• [Code that draws figures]
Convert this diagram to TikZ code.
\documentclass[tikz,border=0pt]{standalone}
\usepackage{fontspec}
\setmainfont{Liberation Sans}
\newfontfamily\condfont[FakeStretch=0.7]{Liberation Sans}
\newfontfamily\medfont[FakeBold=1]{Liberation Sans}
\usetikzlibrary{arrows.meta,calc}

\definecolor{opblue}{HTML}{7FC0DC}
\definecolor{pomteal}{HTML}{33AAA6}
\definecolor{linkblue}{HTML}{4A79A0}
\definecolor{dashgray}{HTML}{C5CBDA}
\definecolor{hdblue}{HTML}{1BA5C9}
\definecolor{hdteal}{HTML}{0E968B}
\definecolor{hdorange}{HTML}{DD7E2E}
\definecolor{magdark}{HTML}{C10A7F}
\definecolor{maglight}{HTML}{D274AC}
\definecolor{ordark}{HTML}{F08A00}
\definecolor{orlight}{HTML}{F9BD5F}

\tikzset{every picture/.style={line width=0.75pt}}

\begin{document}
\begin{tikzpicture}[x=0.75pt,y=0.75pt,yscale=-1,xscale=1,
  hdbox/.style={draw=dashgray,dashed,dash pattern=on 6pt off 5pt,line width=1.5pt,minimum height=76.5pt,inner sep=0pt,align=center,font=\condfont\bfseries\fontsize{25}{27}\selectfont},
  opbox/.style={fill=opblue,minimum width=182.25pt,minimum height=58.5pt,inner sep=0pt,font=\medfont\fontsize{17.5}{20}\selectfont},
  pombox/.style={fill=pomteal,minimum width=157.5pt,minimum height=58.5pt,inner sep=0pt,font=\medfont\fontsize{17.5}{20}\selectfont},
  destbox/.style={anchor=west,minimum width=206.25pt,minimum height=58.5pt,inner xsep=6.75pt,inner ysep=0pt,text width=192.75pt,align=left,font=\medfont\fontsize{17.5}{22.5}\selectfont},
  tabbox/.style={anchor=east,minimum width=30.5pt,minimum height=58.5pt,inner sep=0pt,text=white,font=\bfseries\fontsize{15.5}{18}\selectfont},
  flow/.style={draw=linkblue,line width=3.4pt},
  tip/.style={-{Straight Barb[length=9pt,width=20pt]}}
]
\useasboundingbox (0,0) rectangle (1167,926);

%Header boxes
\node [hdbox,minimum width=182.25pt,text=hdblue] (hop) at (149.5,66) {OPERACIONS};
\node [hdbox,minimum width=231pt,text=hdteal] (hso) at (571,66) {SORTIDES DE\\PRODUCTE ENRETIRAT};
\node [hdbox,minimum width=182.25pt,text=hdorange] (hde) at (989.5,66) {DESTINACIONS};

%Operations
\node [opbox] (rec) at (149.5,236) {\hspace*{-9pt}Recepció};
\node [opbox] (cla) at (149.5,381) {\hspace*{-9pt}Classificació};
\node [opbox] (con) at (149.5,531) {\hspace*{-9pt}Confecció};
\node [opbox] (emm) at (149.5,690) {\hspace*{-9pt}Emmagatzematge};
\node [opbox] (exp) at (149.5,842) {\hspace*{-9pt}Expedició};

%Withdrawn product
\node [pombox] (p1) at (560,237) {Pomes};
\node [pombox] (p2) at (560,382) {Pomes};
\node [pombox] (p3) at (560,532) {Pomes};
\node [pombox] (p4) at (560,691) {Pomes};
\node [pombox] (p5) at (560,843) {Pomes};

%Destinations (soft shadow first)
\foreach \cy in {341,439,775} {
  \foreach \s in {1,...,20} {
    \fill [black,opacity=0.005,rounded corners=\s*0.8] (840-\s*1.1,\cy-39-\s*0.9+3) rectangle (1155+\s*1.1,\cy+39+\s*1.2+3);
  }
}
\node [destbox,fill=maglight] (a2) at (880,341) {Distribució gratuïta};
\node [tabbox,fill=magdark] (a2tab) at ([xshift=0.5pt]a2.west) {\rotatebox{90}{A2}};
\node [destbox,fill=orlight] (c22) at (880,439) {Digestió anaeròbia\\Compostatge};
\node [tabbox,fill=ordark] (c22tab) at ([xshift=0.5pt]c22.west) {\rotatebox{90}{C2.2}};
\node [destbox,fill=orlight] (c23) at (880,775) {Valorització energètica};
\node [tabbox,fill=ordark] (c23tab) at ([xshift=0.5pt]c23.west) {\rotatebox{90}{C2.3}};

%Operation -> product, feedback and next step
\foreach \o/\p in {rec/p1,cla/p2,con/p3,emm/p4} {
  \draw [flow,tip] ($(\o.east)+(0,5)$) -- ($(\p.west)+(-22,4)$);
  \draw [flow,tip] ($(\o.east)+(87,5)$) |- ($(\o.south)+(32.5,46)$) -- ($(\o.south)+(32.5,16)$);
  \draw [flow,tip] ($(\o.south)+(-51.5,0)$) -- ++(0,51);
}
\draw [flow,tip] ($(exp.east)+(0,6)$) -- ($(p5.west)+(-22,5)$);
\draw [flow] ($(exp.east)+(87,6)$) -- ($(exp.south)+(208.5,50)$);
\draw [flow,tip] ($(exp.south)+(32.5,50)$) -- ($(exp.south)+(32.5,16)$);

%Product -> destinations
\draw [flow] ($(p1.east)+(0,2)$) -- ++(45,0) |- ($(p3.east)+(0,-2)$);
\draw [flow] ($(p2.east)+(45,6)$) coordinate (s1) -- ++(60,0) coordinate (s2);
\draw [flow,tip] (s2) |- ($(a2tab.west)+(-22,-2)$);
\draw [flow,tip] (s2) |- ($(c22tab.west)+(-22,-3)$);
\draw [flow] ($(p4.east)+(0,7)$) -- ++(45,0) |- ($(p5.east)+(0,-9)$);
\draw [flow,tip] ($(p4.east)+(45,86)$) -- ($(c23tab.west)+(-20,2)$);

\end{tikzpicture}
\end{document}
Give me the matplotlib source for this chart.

• [PROBLEM DESCRIPTION] Write down all the entries again without a single difference.

• [FULL OUTPUT]
Convert this diagram to TikZ code.
\documentclass[tikz,border=0pt]{standalone}
\usepackage{fontspec}
\setmainfont{Liberation Sans}
\newfontfamily\condfont[FakeStretch=0.7]{Liberation Sans}
\newfontfamily\medfont[FakeBold=1]{Liberation Sans}
\usetikzlibrary{arrows.meta,calc}

\definecolor{opblue}{HTML}{7FC0DC}
\definecolor{pomteal}{HTML}{33AAA6}
\definecolor{linkblue}{HTML}{4A79A0}
\definecolor{dashgray}{HTML}{C5CBDA}
\definecolor{hdblue}{HTML}{1BA5C9}
\definecolor{hdteal}{HTML}{0E968B}
\definecolor{hdorange}{HTML}{DD7E2E}
\definecolor{magdark}{HTML}{C10A7F}
\definecolor{maglight}{HTML}{D274AC}
\definecolor{ordark}{HTML}{F08A00}
\definecolor{orlight}{HTML}{F9BD5F}

\tikzset{every picture/.style={line width=0.75pt}}

\begin{document}
\begin{tikzpicture}[x=0.75pt,y=0.75pt,yscale=-1,xscale=1,
  hdbox/.style={draw=dashgray,dashed,dash pattern=on 6pt off 5pt,line width=1.5pt,minimum height=76.5pt,inner sep=0pt,align=center,font=\condfont\bfseries\fontsize{25}{27}\selectfont},
  opbox/.style={fill=opblue,minimum width=182.25pt,minimum height=58.5pt,inner sep=0pt,font=\medfont\fontsize{17.5}{20}\selectfont},
  pombox/.style={fill=pomteal,minimum width=157.5pt,minimum height=58.5pt,inner sep=0pt,font=\medfont\fontsize{17.5}{20}\selectfont},
  destbox/.style={anchor=west,minimum width=206.25pt,minimum height=58.5pt,inner xsep=6.75pt,inner ysep=0pt,text width=192.75pt,align=left,font=\medfont\fontsize{17.5}{22.5}\selectfont},
  tabbox/.style={anchor=east,minimum width=30.5pt,minimum height=58.5pt,inner sep=0pt,text=white,font=\bfseries\fontsize{15.5}{18}\selectfont},
  flow/.style={draw=linkblue,line width=3.4pt},
  tip/.style={-{Straight Barb[length=9pt,width=20pt]}}
]
\useasboundingbox (0,0) rectangle (1167,926);

%Header boxes
\node [hdbox,minimum width=182.25pt,text=hdblue] (hop) at (149.5,66) {OPERACIONS};
\node [hdbox,minimum width=231pt,text=hdteal] (hso) at (571,66) {SORTIDES DE\\PRODUCTE ENRETIRAT};
\node [hdbox,minimum width=182.25pt,text=hdorange] (hde) at (989.5,66) {DESTINACIONS};

%Operations
\node [opbox] (rec) at (149.5,236) {\hspace*{-9pt}Recepció};
\node [opbox] (cla) at (149.5,381) {\hspace*{-9pt}Classificació};
\node [opbox] (con) at (149.5,531) {\hspace*{-9pt}Confecció};
\node [opbox] (emm) at (149.5,690) {\hspace*{-9pt}Emmagatzematge};
\node [opbox] (exp) at (149.5,842) {\hspace*{-9pt}Expedició};

%Withdrawn product
\node [pombox] (p1) at (560,237) {Pomes};
\node [pombox] (p2) at (560,382) {Pomes};
\node [pombox] (p3) at (560,532) {Pomes};
\node [pombox] (p4) at (560,691) {Pomes};
\node [pombox] (p5) at (560,843) {Pomes};

%Destinations (soft shadow first)
\foreach \cy in {341,439,775} {
  \foreach \s in {1,...,20} {
    \fill [black,opacity=0.005,rounded corners=\s*0.8] (840-\s*1.1,\cy-39-\s*0.9+3) rectangle (1155+\s*1.1,\cy+39+\s*1.2+3);
  }
}
\node [destbox,fill=maglight] (a2) at (880,341) {Distribució gratuïta};
\node [tabbox,fill=magdark] (a2tab) at ([xshift=0.5pt]a2.west) {\rotatebox{90}{A2}};
\node [destbox,fill=orlight] (c22) at (880,439) {Digestió anaeròbia\\Compostatge};
\node [tabbox,fill=ordark] (c22tab) at ([xshift=0.5pt]c22.west) {\rotatebox{90}{C2.2}};
\node [destbox,fill=orlight] (c23) at (880,775) {Valorització energètica};
\node [tabbox,fill=ordark] (c23tab) at ([xshift=0.5pt]c23.west) {\rotatebox{90}{C2.3}};

%Operation -> product, feedback and next step
\foreach \o/\p in {rec/p1,cla/p2,con/p3,emm/p4} {
  \draw [flow,tip] ($(\o.east)+(0,5)$) -- ($(\p.west)+(-22,4)$);
  \draw [flow,tip] ($(\o.east)+(87,5)$) |- ($(\o.south)+(32.5,46)$) -- ($(\o.south)+(32.5,16)$);
  \draw [flow,tip] ($(\o.south)+(-51.5,0)$) -- ++(0,51);
}
\draw [flow,tip] ($(exp.east)+(0,6)$) -- ($(p5.west)+(-22,5)$);
\draw [flow] ($(exp.east)+(87,6)$) -- ($(exp.south)+(208.5,50)$);
\draw [flow,tip] ($(exp.south)+(32.5,50)$) -- ($(exp.south)+(32.5,16)$);

%Product -> destinations
\draw [flow] ($(p1.east)+(0,2)$) -- ++(45,0) |- ($(p3.east)+(0,-2)$);
\draw [flow] ($(p2.east)+(45,6)$) coordinate (s1) -- ++(60,0) coordinate (s2);
\draw [flow,tip] (s2) |- ($(a2tab.west)+(-22,-2)$);
\draw [flow,tip] (s2) |- ($(c22tab.west)+(-22,-3)$);
\draw [flow] ($(p4.east)+(0,7)$) -- ++(45,0) |- ($(p5.east)+(0,-9)$);
\draw [flow,tip] ($(p4.east)+(45,86)$) -- ($(c23tab.west)+(-20,2)$);

\end{tikzpicture}
\end{document}
Give me the matplotlib source for this chart.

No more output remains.